### Aim:
Locate all lines with the word "React". Copy them.

──────── Recorded data

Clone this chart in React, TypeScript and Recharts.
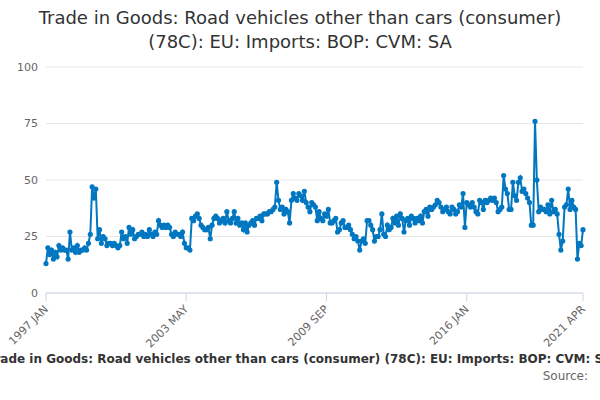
import React from "react";
import { LineChart, Line, XAxis, YAxis, CartesianGrid } from "recharts";

const years = [1997,1998,1999,2000,2001,2002,2003,2004,2005,2006,2007,2008,2009,2010,2011,2012,2013,2014,2015,2016,2017,2018,2019,2020,2021];
const values: number[][] = [
  [13,20,17,19,15,18,16,21,19,20,19,19],
  [15,27,19,20,18,21,18,19,19,20,19,22],
  [26,47,42,46,24,28,22,25,24,21,22,22],
  [21,22,21,20,21,27,24,25,22,29,26,28],
  [24,25,26,26,27,25,26,25,28,26,25,27],
  [26,32,30,29,30,29,30,29,26,25,27,26],
  [26,25,27,22,20,20,19,33,32,34,35,33],
  [30,29,28,28,29,24,30,33,34,33,31,32],
  [33,31,36,32,31,33,36,31,33,30,31,28],
  [31,27,30,31,32,30,33,33,34,32,35,35],
  [35,36,36,37,38,49,41,37,38,35,37,36],
  [31,41,44,42,41,44,43,41,45,40,38,36],
  [40,39,38,32,36,33,32,35,34,37,31,31],
  [32,33,27,28,31,32,29,29,30,28,26,24],
  [25,23,19,23,24,22,32,32,30,28,23,25],
  [25,28,35,26,25,30,28,29,33,31,34,30],
  [35,33,27,32,33,30,34,33,31,33,32,34],
  [31,36,37,34,38,37,38,39,41,40,38,36],
  [37,38,36,35,38,37,35,36,39,38,44,29],
  [40,39,38,40,38,36,35,41,40,37,41,40],
  [41,42,41,42,40,36,37,38,52,46,44,37],
  [37,49,43,41,49,51,45,46,44,42,40,30],
  [30,76,50,36,38,37,37,36,39,35,41,36],
  [37,35,26,19,23,38,39,46,37,41,38,37],
  [15,22,21,28],
];
const monthNames = ["JAN","FEB","MAR","APR","MAY","JUN","JUL","AUG","SEP","OCT","NOV","DEC"];
const xTicks = [0, 76, 152, 228, 291];
const yTicks = [0, 25, 50, 75, 100];

const data = values.flatMap((row, yi) =>
  row.map((v, mi) => ({ i: yi * 12 + mi, label: `${years[yi]} ${monthNames[mi]}`, value: v }))
);

const RotTick = (props: any) => {
  const { x, y, payload } = props;
  const lab = data[payload.value]?.label ?? "";
  return (
    <text x={x} y={y + 4} transform={`rotate(-45 ${x} ${y + 4})`} textAnchor="end" fontSize={11} fill="#666" dy={4}>
      {lab}
    </text>
  );
};

export default function App() {
  return (
    <div style={{ position: "absolute", left: 0, top: 0, width: 600, height: 400, background: "#fff", fontFamily: "'DejaVu Sans', sans-serif", overflow: "hidden" }}>
      <div style={{ position: "absolute", top: 6, left: 0, width: 600, textAlign: "center", fontSize: 18, lineHeight: "24px", color: "#333" }}>
        Trade in Goods: Road vehicles other than cars (consumer)<br />(78C): EU: Imports: BOP: CVM: SA
      </div>
      <LineChart width={600} height={400} data={data} margin={{ top: 67, right: 17, bottom: 77, left: 0 }}>
        <CartesianGrid horizontal vertical={false} stroke="#e6e6e6" />
        <XAxis dataKey="i" type="number" height={30} domain={[0, 291]} ticks={xTicks} tick={<RotTick />} interval={0} stroke="#ccd6eb" tickSize={8} />
        <YAxis width={46} domain={[0, 100]} ticks={yTicks} axisLine={false} tickLine={false} tick={{ fontSize: 11, fill: "#666" }} />
        <Line dataKey="value" stroke="#0077c0" strokeWidth={2} dot={{ r: 1.6, fill: "#0077c0", stroke: "#0077c0" }} isAnimationActive={false} />
      </LineChart>
      <div style={{ position: "absolute", top: 352, left: -100, width: 800, textAlign: "center", fontSize: 12, fontWeight: "bold", color: "#333", whiteSpace: "nowrap" }}>
        Trade in Goods: Road vehicles other than cars (consumer) (78C): EU: Imports: BOP: CVM: SA
      </div>
      <div style={{ position: "absolute", top: 369, right: 12, fontSize: 12, color: "#666" }}>Source:</div>
    </div>
  );
}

────────────────

### Exercise response:
Clone this chart in React, TypeScript and Recharts.
import React from "react";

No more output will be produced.